The girl later uses a similar tactic when she begins reading aloud to the inmates of the bomb shelter during aerial raids. The words contained in her books have the power to calm her distressed neighbors. Even the hard-hearted Frau Holtzapfel is willing to end her feud with Rosa if Liesel will come and read to her.
Words also function as a form of physical salvation for two characters. Hans is saved from death during World War I because of his penmanship. The only reason Liesel survives the bombing of Himmel Street is because she’s writing in the basement.
However, it is necessary to remember that words are a double-edged sword. They can harm as well as heal. In The Word Shaker, Max describes Hitler as a man who understands the power of words to motivate a nation toward hate. The dictator intends to rise to greatness using nothing more than the mesmerizing power of well-chosen words and symbols. He can only be defeated by the words of love and hope expressed between Liesel and Max.
When Death himself becomes demoralized by the magnitude of carnage he’s forced to handle, he seizes on Liesel’s copy of The Book Thief, hoping to find some words of consolation to counteract the depravity of Hitler’s regime. Her words give him a glimmer of hope that the world contains more than suffering and hate.
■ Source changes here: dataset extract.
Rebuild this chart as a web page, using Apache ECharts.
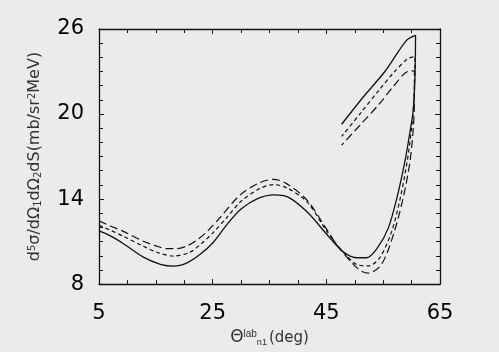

Zusak expresses the third theme of the book principally from Death’s viewpoint. Most of the human characters lack the breadth of experience that he possesses to grasp the existential dilemma. Death spends his entire existence witnessing spent lives and transporting souls. He sees the worst moments of human behavior as well as the worst atrocities of which humans are capable. This is particularly true during the mass destruction of World War II. It would be easy for him to succumb to despair in the face of so much brutality.
At the same time, Death is perplexed by the generosity and love that humans demonstrate towards one another. This paradox is best demonstrated by the contradictory behavior of the book’s major characters. Liesel is a girl who can’t read yet is attracted to books. Rudy is a starving thief who ends up giving bread to condemned prisoners. He even gives a comforting teddy bear to a doomed enemy pilot. Rosa is a shrew who beats her foster daughter and verbally abuses her husband, yet she shelters a Jew in her basement without complaint. Frau Holtzapfel ends a bitter feud with Rosa for the sake of a good story. The mayor’s wife welcomes a dirty street urchin into her pristine library and eventually into her home and life.
Most of the human characters are unaware of the paradoxes they demonstrate, but Liesel becomes conscious of the contrast late in the book. She bitterly rips apart a book in the library when she feels that the inspiring messages that books contain are nothing but lies. Ironically, it is the woman who has completely given up, Frau Hermann, who brings Liesel a notebook and exhorts her to believe in the best rather than the worst that words can do.
Death is disturbed that these contradictory qualities in humans can never be reconciled. The human paradox must remain as it is. He ultimately sums up his bafflement in the last lines of the book when he says, “I am haunted by humans” (173).